Call your healthcare provider right away if you have any of these symptoms, especially if they are new, worse, or worry you:
- Attempts to commit suicide; acting on dangerous impulses; acting aggressive or violent; thoughts about suicide or dying; new or worse depression, anxiety, or panic attacks; feeling agitated, restless, angry or irritable; trouble sleeping; an increase in activity or talking more than normal (mania); or other unusual changes in behavior or mood
Serotonin Syndrome: Agitation, hallucinations, coma or other changes in mental status; coordination problems or muscle twitching; fast heartbeat, high or low blood pressure; sweating or fever; nausea, vomiting or diarrhea; muscle stiffness or tightness.
Increased chance of bleeding: VIIBRYD and other antidepressant medicines may increase your chance of bleeding or bruising, especially if you take the blood thinner warfarin (Coumadin®, Jantoven®), a non-steroidal anti-inflammatory drug (NSAID), or aspirin.
Manic episodes: Greatly increased energy; severe trouble sleeping; racing thoughts; reckless behavior; unusually grand ideas; excessive happiness or irritability; talking more or faster than usual.
Discontinuation symptoms: Do not suddenly stop VIIBRYD without first talking to your healthcare provider. Stopping VIIBRYD suddenly may cause serious symptoms including: flu-like symptoms (eg, headache, sweating, nausea); anxiety, high or low mood, irritability, feeling restless or sleepy; dizziness, electric shock-like sensations, tremor, and confusion.
Seizures or convulsions.
Glaucoma (angle-closure glaucoma): Many antidepressants, including VIIBRYD, may cause an eye problem called angle-closure glaucoma. Call your healthcare provider if you have changes in your vision or eye pain.
Low salt (sodium) levels in the blood: Elderly people may be at greater risk for this. Symptoms may include headache; weakness or feeling unsteady; confusion, problems concentrating or thinking or memory problems.
- Do not take any drugs known as monoamine oxidase inhibitors (MAOIs), including linezolid (an antibiotic), with VIIBRYD or within 14 days of stopping VIIBRYD
- Do not start VIIBRYD if you started or stopped taking an MAOI in the last 14 days
People who take VIIBRYD close in time to taking an MAOI may have serious or even life-threatening side effects.
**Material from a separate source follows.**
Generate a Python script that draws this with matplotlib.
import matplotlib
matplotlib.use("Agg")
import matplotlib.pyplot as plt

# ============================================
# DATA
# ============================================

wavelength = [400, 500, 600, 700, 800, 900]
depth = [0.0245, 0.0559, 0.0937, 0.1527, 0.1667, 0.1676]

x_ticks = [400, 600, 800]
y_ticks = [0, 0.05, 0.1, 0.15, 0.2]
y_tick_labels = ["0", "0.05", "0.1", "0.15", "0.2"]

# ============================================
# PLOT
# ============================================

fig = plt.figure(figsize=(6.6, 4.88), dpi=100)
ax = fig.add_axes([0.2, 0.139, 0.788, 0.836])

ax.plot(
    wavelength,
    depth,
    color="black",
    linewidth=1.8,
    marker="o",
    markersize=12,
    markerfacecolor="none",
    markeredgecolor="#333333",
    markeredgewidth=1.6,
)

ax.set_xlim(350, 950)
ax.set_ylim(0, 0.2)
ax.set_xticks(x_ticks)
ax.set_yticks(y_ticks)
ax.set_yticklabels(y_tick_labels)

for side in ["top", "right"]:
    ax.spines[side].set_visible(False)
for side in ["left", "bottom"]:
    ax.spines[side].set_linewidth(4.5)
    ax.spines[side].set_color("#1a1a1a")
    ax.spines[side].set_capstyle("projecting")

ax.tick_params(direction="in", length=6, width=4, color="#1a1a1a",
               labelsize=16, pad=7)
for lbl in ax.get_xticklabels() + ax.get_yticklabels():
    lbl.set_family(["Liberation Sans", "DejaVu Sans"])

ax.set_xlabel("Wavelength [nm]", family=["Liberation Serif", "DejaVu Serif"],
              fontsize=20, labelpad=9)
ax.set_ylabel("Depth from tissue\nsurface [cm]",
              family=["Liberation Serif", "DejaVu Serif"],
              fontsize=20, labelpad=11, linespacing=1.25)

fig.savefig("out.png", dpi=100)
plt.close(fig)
- Tell your healthcare provider about any medical conditions or if you:
- Have liver or kidney problems
- Have or had mania, bipolar disorder (manic depression), seizures or convulsions
- Have or had bleeding problems. VIIBRYD may increase your chance of bleeding or bruising
- Have low salt (sodium) levels in your blood or are taking diuretics (water pills)
- Drink alcohol
- Are pregnant, breastfeeding or are planning to become pregnant or to breastfeed
- Tell your healthcare provider about all prescription, over-the-counter medications, vitamins, and herbal supplements you are taking or plan to take, especially:
- Triptans used to treat migraine headaches; medicines used to treat mood, anxiety, psychotic or thought disorders, including tricyclics, lithium, SSRIs, SNRIs, buspirone, amphetamines, or antipsychotics; tramadol, mephenytoin (Mesantoin) or over-the-counter supplements such as tryptophan or St. John’s Wort; this is necessary to avoid a potentially life-threatening condition
- Aspirin, NSAID pain relievers, or blood thinners (eg, warfarin, Coumadin, or Jantoven) because they may increase the risk of bleeding
- Diuretics (water pills)
- Until you know how VIIBRYD affects you, you should not drive, operate heavy machinery, or engage in other dangerous activities. Avoid drinking alcohol while taking VIIBRYD.
- The most common side effects in people taking VIIBRYD include diarrhea, nausea or vomiting, and trouble sleeping.
- Tell your healthcare provider if you have any side effect that bothers you or that does not go away. These are not all the possible side effects of VIIBRYD. For more information, ask your healthcare provider or pharmacist.
Call your doctor for medical advice about side effects.